TASK:
Without changing a character, return the entries, but not the images they hold.

[BEGIN]

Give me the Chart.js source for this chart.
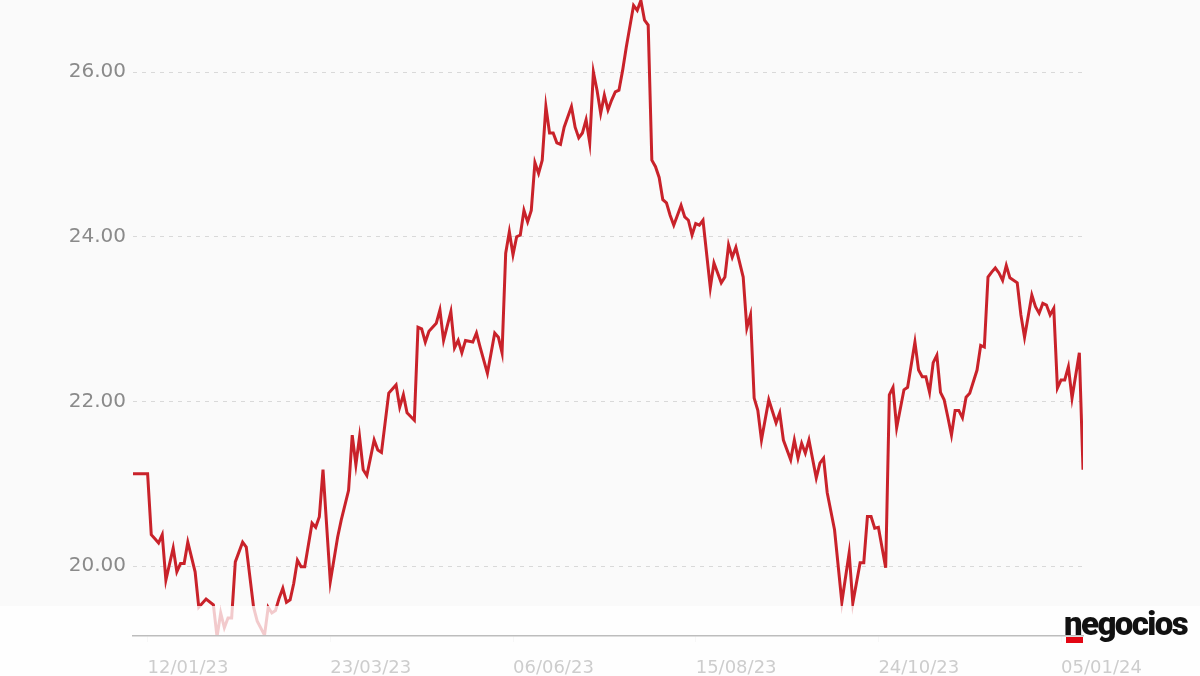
<!DOCTYPE html>
<html>
<head>
<meta charset="utf-8">
<script src="https://cdn.jsdelivr.net/npm/chart.js@4.4.0/dist/chart.umd.min.js"></script>
<style>
  html, body { margin: 0; padding: 0; background: #fafafa; }
  #wrap { position: relative; width: 1200px; height: 676px; overflow: hidden; }
  #logoBar { position: absolute; left: 1066px; top: 637px; width: 17px; height: 6px; background: #e30613; }
  #logo { position: absolute; left: 1064px; top: 604px; font-family: Roboto, sans-serif; font-weight: 900;
          font-size: 33px; letter-spacing: -1.6px; color: #111; line-height: 40px; }
</style>
</head>
<body>
<div id="wrap">
  <canvas id="chart" width="1200" height="676"></canvas>
  <div id="logoBar"></div>
  <div id="logo">negocios</div>
</div>
<script>
// trading day (0 = first point) and closing price
const days = [
  0, 4, 5, 6, 7, 8, 9, 11, 12, 13, 14, 15, 17, 18, 20, 22, 23, 24, 25, 26, 27, 28, 30, 31, 33, 34, 36, 37, 38, 39,
  40, 41, 42, 43, 44, 45, 46, 47, 49, 50, 51, 52, 54, 56, 57, 59, 60, 61, 62, 63, 64, 66, 67, 68, 70, 72, 73, 74, 75, 77,
  78, 79, 80, 81, 82, 83, 84, 85, 87, 88, 89, 90, 91, 93, 94, 95, 97, 99, 100, 101, 102, 103, 104, 105, 106, 107, 108, 109, 110, 111,
  112, 113, 114, 115, 116, 117, 118, 120, 121, 122, 123, 124, 125, 126, 127, 128, 129, 130, 131, 132, 133, 134, 135, 137, 138, 139, 140, 141, 142, 143,
  144, 145, 146, 147, 148, 150, 151, 152, 153, 154, 155, 156, 158, 159, 161, 162, 163, 164, 165, 167, 168, 169, 170, 171, 172, 174, 176, 177, 178, 180,
  181, 182, 183, 184, 185, 187, 188, 189, 190, 192, 194, 196, 197, 199, 200, 201, 202, 203, 204, 206, 207, 208, 209, 211, 212, 214, 215, 216, 217, 218,
  219, 220, 221, 222, 223, 224, 225, 226, 227, 228, 229, 231, 232, 233, 234, 235, 236, 237, 238, 239, 240, 242, 243, 244, 246, 247, 248, 249, 250, 251,
  252, 253, 254, 255, 256, 257, 259, 260
];
const prices = [
  21.12, 21.12, 20.38, 20.33, 20.28, 20.38, 19.83, 20.22, 19.93, 20.03, 20.03, 20.29, 19.93, 19.50, 19.60, 19.53, 19.14, 19.43, 19.25, 19.37, 19.37, 20.05, 20.29, 20.23, 19.50, 19.33, 19.16, 19.50, 19.43, 19.46,
  19.61, 19.73, 19.56, 19.59, 19.79, 20.07, 19.99, 19.99, 20.52, 20.47, 20.60, 21.17, 19.81, 20.35, 20.56, 20.92, 21.59, 21.23, 21.57, 21.17, 21.10, 21.53, 21.41, 21.38, 22.10, 22.20, 21.93, 22.08, 21.86, 21.77,
  22.90, 22.88, 22.72, 22.85, 22.90, 22.95, 23.11, 22.74, 23.09, 22.65, 22.74, 22.59, 22.74, 22.72, 22.83, 22.66, 22.34, 22.83, 22.78, 22.59, 23.80, 24.06, 23.78, 24.00, 24.02, 24.32, 24.18, 24.32, 24.90, 24.77,
  24.93, 25.58, 25.26, 25.26, 25.14, 25.12, 25.33, 25.58, 25.33, 25.20, 25.26, 25.42, 25.14, 26.00, 25.78, 25.50, 25.72, 25.54, 25.66, 25.76, 25.78, 26.02, 26.30, 26.81, 26.75, 26.87, 26.63, 26.57, 24.93, 24.85,
  24.72, 24.45, 24.41, 24.26, 24.14, 24.38, 24.24, 24.20, 24.02, 24.16, 24.14, 24.20, 23.38, 23.68, 23.44, 23.51, 23.90, 23.75, 23.87, 23.51, 22.89, 23.05, 22.04, 21.89, 21.53, 22.02, 21.74, 21.86, 21.53, 21.29,
  21.53, 21.31, 21.49, 21.37, 21.53, 21.07, 21.25, 21.31, 20.89, 20.44, 19.56, 20.16, 19.55, 20.04, 20.04, 20.60, 20.60, 20.46, 20.47, 19.98, 22.08, 22.17, 21.68, 22.14, 22.17, 22.72, 22.38, 22.30, 22.30, 22.11,
  22.47, 22.56, 22.11, 22.02, 21.81, 21.59, 21.89, 21.89, 21.80, 22.05, 22.10, 22.38, 22.68, 22.66, 23.51, 23.57, 23.62, 23.56, 23.47, 23.65, 23.50, 23.44, 23.05, 22.78, 23.29, 23.15, 23.07, 23.19, 23.17, 23.05,
  23.13, 22.16, 22.26, 22.26, 22.42, 22.04, 22.59, 21.17
];
const tickDays = [4, 54, 104, 154, 204, 254];
const tickLabels = ['12/01/23', '23/03/23', '06/06/23', '15/08/23', '24/10/23', '05/01/24'];
const yTicks = [20, 22, 24, 26];

// white veil over the bottom strip, drawn above the line but under the x axis
const fadeBand = {
  id: 'fadeBand',
  afterDatasetsDraw(chart) {
    const c = chart.ctx;
    c.save();
    c.fillStyle = 'rgba(255, 255, 255, 0.76)';
    c.fillRect(0, 606, chart.width, chart.height - 606);
    c.restore();
  }
};

new Chart(document.getElementById('chart'), {
  type: 'line',
  data: {
    datasets: [{
      data: days.map((d, i) => ({ x: d, y: prices[i] })),
      borderColor: '#c9222a',
      borderWidth: 3,
      pointRadius: 0,
      tension: 0
    }]
  },
  options: {
    responsive: false,
    animation: false,
    layout: { padding: { left: 0, right: 117, top: 0, bottom: 0 } },
    plugins: { legend: { display: false }, tooltip: { enabled: false } },
    scales: {
      x: {
        type: 'linear',
        min: 0,
        max: 260,
        afterBuildTicks: s => { s.ticks = tickDays.map(v => ({ value: v })); },
        afterFit: s => { s.height = 40; },
        grid: { drawOnChartArea: false, drawTicks: true, tickLength: 6, color: '#dddddd' },
        border: { display: true, color: '#bdbdbd', width: 1.5, z: 1 },
        ticks: {
          z: 1,
          align: 'start',
          padding: 16,
          color: '#cdcdcd',
          maxRotation: 0,
          autoSkip: false,
          font: { family: 'DejaVu Sans', size: 18 },
          callback: v => tickLabels[tickDays.indexOf(v)]
        }
      },
      y: {
        min: 19.15,
        max: 26.875,
        afterBuildTicks: s => { s.ticks = yTicks.map(v => ({ value: v })); },
        afterFit: s => { s.width = 133; s.paddingTop = 0; s.paddingBottom = 0; },
        grid: { color: '#d9d9d9', drawTicks: false },
        border: { display: false, dash: [4, 5] },
        ticks: {
          padding: 7,
          color: '#8a8a8a',
          font: { family: 'DejaVu Sans', size: 20 },
          callback: v => v.toFixed(2)
        }
      }
    }
  },
  plugins: [fadeBand]
});
</script>
</body>
</html>
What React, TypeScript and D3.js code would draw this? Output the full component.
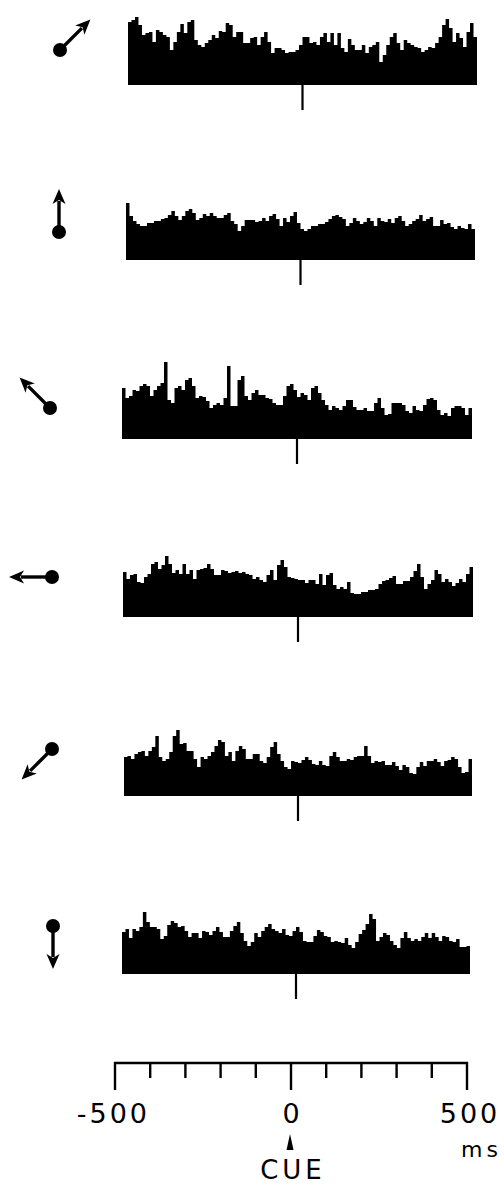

[END]

FULL SOLUTION:
Give me the Chart.js source for this chart.
<!DOCTYPE html>
<html>
<head>
<meta charset="utf-8">
<script src="https://cdn.jsdelivr.net/npm/chart.js@4.4.0/dist/chart.umd.min.js"></script>
<style>
  html, body { margin: 0; padding: 0; background: #fafafa; }
  #wrap { position: relative; width: 1200px; height: 676px; overflow: hidden; }
  #logoBar { position: absolute; left: 1066px; top: 637px; width: 17px; height: 6px; background: #e30613; }
  #logo { position: absolute; left: 1064px; top: 604px; font-family: Roboto, sans-serif; font-weight: 900;
          font-size: 33px; letter-spacing: -1.6px; color: #111; line-height: 40px; }
</style>
</head>
<body>
<div id="wrap">
  <canvas id="chart" width="1200" height="676"></canvas>
  <div id="logoBar"></div>
  <div id="logo">negocios</div>
</div>
<script>
// trading day (0 = first point) and closing price
const days = [
  0, 4, 5, 6, 7, 8, 9, 11, 12, 13, 14, 15, 17, 18, 20, 22, 23, 24, 25, 26, 27, 28, 30, 31, 33, 34, 36, 37, 38, 39,
  40, 41, 42, 43, 44, 45, 46, 47, 49, 50, 51, 52, 54, 56, 57, 59, 60, 61, 62, 63, 64, 66, 67, 68, 70, 72, 73, 74, 75, 77,
  78, 79, 80, 81, 82, 83, 84, 85, 87, 88, 89, 90, 91, 93, 94, 95, 97, 99, 100, 101, 102, 103, 104, 105, 106, 107, 108, 109, 110, 111,
  112, 113, 114, 115, 116, 117, 118, 120, 121, 122, 123, 124, 125, 126, 127, 128, 129, 130, 131, 132, 133, 134, 135, 137, 138, 139, 140, 141, 142, 143,
  144, 145, 146, 147, 148, 150, 151, 152, 153, 154, 155, 156, 158, 159, 161, 162, 163, 164, 165, 167, 168, 169, 170, 171, 172, 174, 176, 177, 178, 180,
  181, 182, 183, 184, 185, 187, 188, 189, 190, 192, 194, 196, 197, 199, 200, 201, 202, 203, 204, 206, 207, 208, 209, 211, 212, 214, 215, 216, 217, 218,
  219, 220, 221, 222, 223, 224, 225, 226, 227, 228, 229, 231, 232, 233, 234, 235, 236, 237, 238, 239, 240, 242, 243, 244, 246, 247, 248, 249, 250, 251,
  252, 253, 254, 255, 256, 257, 259, 260
];
const prices = [
  21.12, 21.12, 20.38, 20.33, 20.28, 20.38, 19.83, 20.22, 19.93, 20.03, 20.03, 20.29, 19.93, 19.50, 19.60, 19.53, 19.14, 19.43, 19.25, 19.37, 19.37, 20.05, 20.29, 20.23, 19.50, 19.33, 19.16, 19.50, 19.43, 19.46,
  19.61, 19.73, 19.56, 19.59, 19.79, 20.07, 19.99, 19.99, 20.52, 20.47, 20.60, 21.17, 19.81, 20.35, 20.56, 20.92, 21.59, 21.23, 21.57, 21.17, 21.10, 21.53, 21.41, 21.38, 22.10, 22.20, 21.93, 22.08, 21.86, 21.77,
  22.90, 22.88, 22.72, 22.85, 22.90, 22.95, 23.11, 22.74, 23.09, 22.65, 22.74, 22.59, 22.74, 22.72, 22.83, 22.66, 22.34, 22.83, 22.78, 22.59, 23.80, 24.06, 23.78, 24.00, 24.02, 24.32, 24.18, 24.32, 24.90, 24.77,
  24.93, 25.58, 25.26, 25.26, 25.14, 25.12, 25.33, 25.58, 25.33, 25.20, 25.26, 25.42, 25.14, 26.00, 25.78, 25.50, 25.72, 25.54, 25.66, 25.76, 25.78, 26.02, 26.30, 26.81, 26.75, 26.87, 26.63, 26.57, 24.93, 24.85,
  24.72, 24.45, 24.41, 24.26, 24.14, 24.38, 24.24, 24.20, 24.02, 24.16, 24.14, 24.20, 23.38, 23.68, 23.44, 23.51, 23.90, 23.75, 23.87, 23.51, 22.89, 23.05, 22.04, 21.89, 21.53, 22.02, 21.74, 21.86, 21.53, 21.29,
  21.53, 21.31, 21.49, 21.37, 21.53, 21.07, 21.25, 21.31, 20.89, 20.44, 19.56, 20.16, 19.55, 20.04, 20.04, 20.60, 20.60, 20.46, 20.47, 19.98, 22.08, 22.17, 21.68, 22.14, 22.17, 22.72, 22.38, 22.30, 22.30, 22.11,
  22.47, 22.56, 22.11, 22.02, 21.81, 21.59, 21.89, 21.89, 21.80, 22.05, 22.10, 22.38, 22.68, 22.66, 23.51, 23.57, 23.62, 23.56, 23.47, 23.65, 23.50, 23.44, 23.05, 22.78, 23.29, 23.15, 23.07, 23.19, 23.17, 23.05,
  23.13, 22.16, 22.26, 22.26, 22.42, 22.04, 22.59, 21.17
];
const tickDays = [4, 54, 104, 154, 204, 254];
const tickLabels = ['12/01/23', '23/03/23', '06/06/23', '15/08/23', '24/10/23', '05/01/24'];
const yTicks = [20, 22, 24, 26];

// white veil over the bottom strip, drawn above the line but under the x axis
const fadeBand = {
  id: 'fadeBand',
  afterDatasetsDraw(chart) {
    const c = chart.ctx;
    c.save();
    c.fillStyle = 'rgba(255, 255, 255, 0.76)';
    c.fillRect(0, 606, chart.width, chart.height - 606);
    c.restore();
  }
};

new Chart(document.getElementById('chart'), {
  type: 'line',
  data: {
    datasets: [{
      data: days.map((d, i) => ({ x: d, y: prices[i] })),
      borderColor: '#c9222a',
      borderWidth: 3,
      pointRadius: 0,
      tension: 0
    }]
  },
  options: {
    responsive: false,
    animation: false,
    layout: { padding: { left: 0, right: 117, top: 0, bottom: 0 } },
    plugins: { legend: { display: false }, tooltip: { enabled: false } },
    scales: {
      x: {
        type: 'linear',
        min: 0,
        max: 260,
        afterBuildTicks: s => { s.ticks = tickDays.map(v => ({ value: v })); },
        afterFit: s => { s.height = 40; },
        grid: { drawOnChartArea: false, drawTicks: true, tickLength: 6, color: '#dddddd' },
        border: { display: true, color: '#bdbdbd', width: 1.5, z: 1 },
        ticks: {
          z: 1,
          align: 'start',
          padding: 16,
          color: '#cdcdcd',
          maxRotation: 0,
          autoSkip: false,
          font: { family: 'DejaVu Sans', size: 18 },
          callback: v => tickLabels[tickDays.indexOf(v)]
        }
      },
      y: {
        min: 19.15,
        max: 26.875,
        afterBuildTicks: s => { s.ticks = yTicks.map(v => ({ value: v })); },
        afterFit: s => { s.width = 133; s.paddingTop = 0; s.paddingBottom = 0; },
        grid: { color: '#d9d9d9', drawTicks: false },
        border: { display: false, dash: [4, 5] },
        ticks: {
          padding: 7,
          color: '#8a8a8a',
          font: { family: 'DejaVu Sans', size: 20 },
          callback: v => v.toFixed(2)
        }
      }
    }
  },
  plugins: [fadeBand]
});
</script>
</body>
</html>
What React, TypeScript and D3.js code would draw this? Output the full component.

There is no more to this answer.